Output the material beneath exactly, leaving nothing out.

Begin

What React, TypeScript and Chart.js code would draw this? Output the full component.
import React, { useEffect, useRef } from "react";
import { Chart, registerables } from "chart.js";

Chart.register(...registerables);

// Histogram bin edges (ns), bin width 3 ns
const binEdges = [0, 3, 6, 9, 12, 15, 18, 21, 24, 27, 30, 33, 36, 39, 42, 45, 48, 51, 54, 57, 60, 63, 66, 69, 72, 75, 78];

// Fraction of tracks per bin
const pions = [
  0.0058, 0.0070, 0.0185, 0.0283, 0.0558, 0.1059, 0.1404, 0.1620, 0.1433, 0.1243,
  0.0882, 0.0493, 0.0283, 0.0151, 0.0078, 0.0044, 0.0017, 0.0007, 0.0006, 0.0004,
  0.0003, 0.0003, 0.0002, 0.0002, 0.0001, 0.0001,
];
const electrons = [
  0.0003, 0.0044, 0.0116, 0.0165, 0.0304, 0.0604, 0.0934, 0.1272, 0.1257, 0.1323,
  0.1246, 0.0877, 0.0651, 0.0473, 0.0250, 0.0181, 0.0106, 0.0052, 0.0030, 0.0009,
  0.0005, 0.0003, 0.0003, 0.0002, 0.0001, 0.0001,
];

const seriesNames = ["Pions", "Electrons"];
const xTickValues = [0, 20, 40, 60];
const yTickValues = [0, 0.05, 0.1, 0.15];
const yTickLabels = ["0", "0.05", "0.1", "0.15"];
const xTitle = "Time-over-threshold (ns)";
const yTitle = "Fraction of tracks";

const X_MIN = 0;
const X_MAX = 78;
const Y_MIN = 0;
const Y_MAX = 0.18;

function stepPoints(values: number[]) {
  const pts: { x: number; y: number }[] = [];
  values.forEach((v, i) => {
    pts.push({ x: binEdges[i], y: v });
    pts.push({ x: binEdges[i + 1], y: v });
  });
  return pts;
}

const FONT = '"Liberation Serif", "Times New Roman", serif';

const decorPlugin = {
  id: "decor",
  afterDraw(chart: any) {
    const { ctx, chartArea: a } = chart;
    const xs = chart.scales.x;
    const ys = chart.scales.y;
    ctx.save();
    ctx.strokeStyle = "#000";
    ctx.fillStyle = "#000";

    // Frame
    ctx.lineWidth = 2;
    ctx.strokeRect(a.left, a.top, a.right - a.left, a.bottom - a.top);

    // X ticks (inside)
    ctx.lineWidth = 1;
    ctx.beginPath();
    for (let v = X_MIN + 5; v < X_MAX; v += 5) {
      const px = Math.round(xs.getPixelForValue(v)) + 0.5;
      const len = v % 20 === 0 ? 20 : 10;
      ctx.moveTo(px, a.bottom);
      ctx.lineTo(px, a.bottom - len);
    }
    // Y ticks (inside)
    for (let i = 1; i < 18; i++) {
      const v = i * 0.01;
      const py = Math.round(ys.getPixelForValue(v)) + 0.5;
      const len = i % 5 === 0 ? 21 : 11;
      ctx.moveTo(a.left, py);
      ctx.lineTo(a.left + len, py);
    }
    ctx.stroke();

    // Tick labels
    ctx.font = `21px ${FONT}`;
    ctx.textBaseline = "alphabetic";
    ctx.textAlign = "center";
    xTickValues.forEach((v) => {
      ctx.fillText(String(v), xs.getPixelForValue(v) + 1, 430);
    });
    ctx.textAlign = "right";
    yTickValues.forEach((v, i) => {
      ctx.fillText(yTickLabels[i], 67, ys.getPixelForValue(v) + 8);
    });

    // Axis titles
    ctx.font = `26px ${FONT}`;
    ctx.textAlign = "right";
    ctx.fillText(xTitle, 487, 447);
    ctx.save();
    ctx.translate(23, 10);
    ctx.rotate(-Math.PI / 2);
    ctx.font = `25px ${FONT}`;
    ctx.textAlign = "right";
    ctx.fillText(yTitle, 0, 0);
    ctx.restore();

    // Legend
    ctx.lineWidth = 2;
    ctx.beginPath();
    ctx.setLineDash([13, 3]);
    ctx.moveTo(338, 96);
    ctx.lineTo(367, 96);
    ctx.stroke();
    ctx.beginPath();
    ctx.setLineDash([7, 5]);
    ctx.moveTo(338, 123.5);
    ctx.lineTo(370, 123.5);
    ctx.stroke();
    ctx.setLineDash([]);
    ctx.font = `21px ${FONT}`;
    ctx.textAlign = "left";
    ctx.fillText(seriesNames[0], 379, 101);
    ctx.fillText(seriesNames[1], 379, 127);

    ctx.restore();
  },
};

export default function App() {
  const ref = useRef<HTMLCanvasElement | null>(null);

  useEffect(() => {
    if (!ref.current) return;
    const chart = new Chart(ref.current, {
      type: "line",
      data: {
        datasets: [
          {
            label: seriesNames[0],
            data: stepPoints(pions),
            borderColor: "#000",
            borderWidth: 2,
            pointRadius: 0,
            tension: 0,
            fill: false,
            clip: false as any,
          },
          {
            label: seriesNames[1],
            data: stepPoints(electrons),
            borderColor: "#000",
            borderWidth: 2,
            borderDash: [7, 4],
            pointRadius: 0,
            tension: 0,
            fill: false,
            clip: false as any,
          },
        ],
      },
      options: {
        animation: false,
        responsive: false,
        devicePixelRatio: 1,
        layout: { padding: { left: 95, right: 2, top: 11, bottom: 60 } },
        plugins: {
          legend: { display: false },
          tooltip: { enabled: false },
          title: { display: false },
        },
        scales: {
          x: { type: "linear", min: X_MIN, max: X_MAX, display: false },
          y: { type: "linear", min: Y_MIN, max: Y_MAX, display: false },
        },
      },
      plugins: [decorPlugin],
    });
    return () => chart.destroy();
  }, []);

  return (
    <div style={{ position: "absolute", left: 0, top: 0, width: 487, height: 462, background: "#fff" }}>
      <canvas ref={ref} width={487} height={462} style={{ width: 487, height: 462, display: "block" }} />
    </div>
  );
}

End

▶ Solution below:
What React, TypeScript and Chart.js code would draw this? Output the full component.
import React, { useEffect, useRef } from "react";
import { Chart, registerables } from "chart.js";

Chart.register(...registerables);

// Histogram bin edges (ns), bin width 3 ns
const binEdges = [0, 3, 6, 9, 12, 15, 18, 21, 24, 27, 30, 33, 36, 39, 42, 45, 48, 51, 54, 57, 60, 63, 66, 69, 72, 75, 78];

// Fraction of tracks per bin
const pions = [
  0.0058, 0.0070, 0.0185, 0.0283, 0.0558, 0.1059, 0.1404, 0.1620, 0.1433, 0.1243,
  0.0882, 0.0493, 0.0283, 0.0151, 0.0078, 0.0044, 0.0017, 0.0007, 0.0006, 0.0004,
  0.0003, 0.0003, 0.0002, 0.0002, 0.0001, 0.0001,
];
const electrons = [
  0.0003, 0.0044, 0.0116, 0.0165, 0.0304, 0.0604, 0.0934, 0.1272, 0.1257, 0.1323,
  0.1246, 0.0877, 0.0651, 0.0473, 0.0250, 0.0181, 0.0106, 0.0052, 0.0030, 0.0009,
  0.0005, 0.0003, 0.0003, 0.0002, 0.0001, 0.0001,
];

const seriesNames = ["Pions", "Electrons"];
const xTickValues = [0, 20, 40, 60];
const yTickValues = [0, 0.05, 0.1, 0.15];
const yTickLabels = ["0", "0.05", "0.1", "0.15"];
const xTitle = "Time-over-threshold (ns)";
const yTitle = "Fraction of tracks";

const X_MIN = 0;
const X_MAX = 78;
const Y_MIN = 0;
const Y_MAX = 0.18;

function stepPoints(values: number[]) {
  const pts: { x: number; y: number }[] = [];
  values.forEach((v, i) => {
    pts.push({ x: binEdges[i], y: v });
    pts.push({ x: binEdges[i + 1], y: v });
  });
  return pts;
}

const FONT = '"Liberation Serif", "Times New Roman", serif';

const decorPlugin = {
  id: "decor",
  afterDraw(chart: any) {
    const { ctx, chartArea: a } = chart;
    const xs = chart.scales.x;
    const ys = chart.scales.y;
    ctx.save();
    ctx.strokeStyle = "#000";
    ctx.fillStyle = "#000";

    // Frame
    ctx.lineWidth = 2;
    ctx.strokeRect(a.left, a.top, a.right - a.left, a.bottom - a.top);

    // X ticks (inside)
    ctx.lineWidth = 1;
    ctx.beginPath();
    for (let v = X_MIN + 5; v < X_MAX; v += 5) {
      const px = Math.round(xs.getPixelForValue(v)) + 0.5;
      const len = v % 20 === 0 ? 20 : 10;
      ctx.moveTo(px, a.bottom);
      ctx.lineTo(px, a.bottom - len);
    }
    // Y ticks (inside)
    for (let i = 1; i < 18; i++) {
      const v = i * 0.01;
      const py = Math.round(ys.getPixelForValue(v)) + 0.5;
      const len = i % 5 === 0 ? 21 : 11;
      ctx.moveTo(a.left, py);
      ctx.lineTo(a.left + len, py);
    }
    ctx.stroke();

    // Tick labels
    ctx.font = `21px ${FONT}`;
    ctx.textBaseline = "alphabetic";
    ctx.textAlign = "center";
    xTickValues.forEach((v) => {
      ctx.fillText(String(v), xs.getPixelForValue(v) + 1, 430);
    });
    ctx.textAlign = "right";
    yTickValues.forEach((v, i) => {
      ctx.fillText(yTickLabels[i], 67, ys.getPixelForValue(v) + 8);
    });

    // Axis titles
    ctx.font = `26px ${FONT}`;
    ctx.textAlign = "right";
    ctx.fillText(xTitle, 487, 447);
    ctx.save();
    ctx.translate(23, 10);
    ctx.rotate(-Math.PI / 2);
    ctx.font = `25px ${FONT}`;
    ctx.textAlign = "right";
    ctx.fillText(yTitle, 0, 0);
    ctx.restore();

    // Legend
    ctx.lineWidth = 2;
    ctx.beginPath();
    ctx.setLineDash([13, 3]);
    ctx.moveTo(338, 96);
    ctx.lineTo(367, 96);
    ctx.stroke();
    ctx.beginPath();
    ctx.setLineDash([7, 5]);
    ctx.moveTo(338, 123.5);
    ctx.lineTo(370, 123.5);
    ctx.stroke();
    ctx.setLineDash([]);
    ctx.font = `21px ${FONT}`;
    ctx.textAlign = "left";
    ctx.fillText(seriesNames[0], 379, 101);
    ctx.fillText(seriesNames[1], 379, 127);

    ctx.restore();
  },
};

export default function App() {
  const ref = useRef<HTMLCanvasElement | null>(null);

  useEffect(() => {
    if (!ref.current) return;
    const chart = new Chart(ref.current, {
      type: "line",
      data: {
        datasets: [
          {
            label: seriesNames[0],
            data: stepPoints(pions),
            borderColor: "#000",
            borderWidth: 2,
            pointRadius: 0,
            tension: 0,
            fill: false,
            clip: false as any,
          },
          {
            label: seriesNames[1],
            data: stepPoints(electrons),
            borderColor: "#000",
            borderWidth: 2,
            borderDash: [7, 4],
            pointRadius: 0,
            tension: 0,
            fill: false,
            clip: false as any,
          },
        ],
      },
      options: {
        animation: false,
        responsive: false,
        devicePixelRatio: 1,
        layout: { padding: { left: 95, right: 2, top: 11, bottom: 60 } },
        plugins: {
          legend: { display: false },
          tooltip: { enabled: false },
          title: { display: false },
        },
        scales: {
          x: { type: "linear", min: X_MIN, max: X_MAX, display: false },
          y: { type: "linear", min: Y_MIN, max: Y_MAX, display: false },
        },
      },
      plugins: [decorPlugin],
    });
    return () => chart.destroy();
  }, []);

  return (
    <div style={{ position: "absolute", left: 0, top: 0, width: 487, height: 462, background: "#fff" }}>
      <canvas ref={ref} width={487} height={462} style={{ width: 487, height: 462, display: "block" }} />
    </div>
  );
}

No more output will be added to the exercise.